Question

How do you simplify $\sqrt{\dfrac{27}{16}}$?

Answer 1

Hint: First separate the square root for the numerator and the denominator using the formula $\sqrt{\dfrac{a}{b}}=\dfrac{\sqrt{a}}{\sqrt{b}}$. Then express both the numerator and the denominator in terms of their prime factors. For the square root, take each pair of factors only once.

Complete step by step answer:
The expression we have $\sqrt{\dfrac{27}{16}}$
As we know $\sqrt{\dfrac{a}{b}}$ can be written as $\sqrt{\dfrac{a}{b}}=\dfrac{\sqrt{a}}{\sqrt{b}}$
So, $\sqrt{\dfrac{27}{16}}$ can be written as $\sqrt{\dfrac{27}{16}}=\dfrac{\sqrt{27}}{\sqrt{16}}$
To find the square root of a number we have to express it in terms of it’s prime factors.

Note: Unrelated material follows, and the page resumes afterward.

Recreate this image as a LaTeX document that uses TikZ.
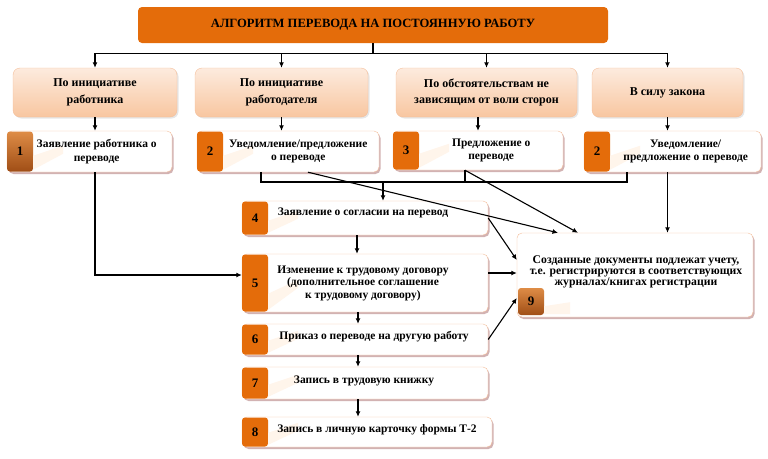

Then we have to take once from each pair of factors.
The prime factors of $27=3\times 3\times 3$
The prime factors of $16=2\times 2\times 2\times 2$
Now, expressing the numerator and the denominator of our expression as their prime factors, we get
$\dfrac{\sqrt{27}}{\sqrt{16}}=\dfrac{\sqrt{3\times 3\times 3}}{\sqrt{2\times 2\times 2\times 2}}$
Taking each pair of factors once for the square root, we get
$\begin{align}
  & \dfrac{\sqrt{3\times 3\times 3}}{\sqrt{2\times 2\times 2\times 2}} \\
 & =\dfrac{3\times \sqrt{3}}{2\times 2} \\
 & =\dfrac{3\sqrt{3}}{4} \\
\end{align}$
This is the required solution of the given question.

Note:
Separation of the square root function should be done for the numerator and the denominator for the further simplification. For the square root of$\dfrac{\sqrt{3\times 3\times 3}}{\sqrt{2\times 2\times 2\times 2}}$, since there is one pair of ‘3’ in the numerator and two pairs of ‘2’ in the denominator so we should take ‘3’ only once in the numerator and ‘2’ twice in the denominator of the result, which can be written as $\dfrac{\sqrt{3\times 3\times 3}}{\sqrt{2\times 2\times 2\times 2}}=\dfrac{3\times \sqrt{3}}{2\times 2}=\dfrac{3\sqrt{3}}{4}$.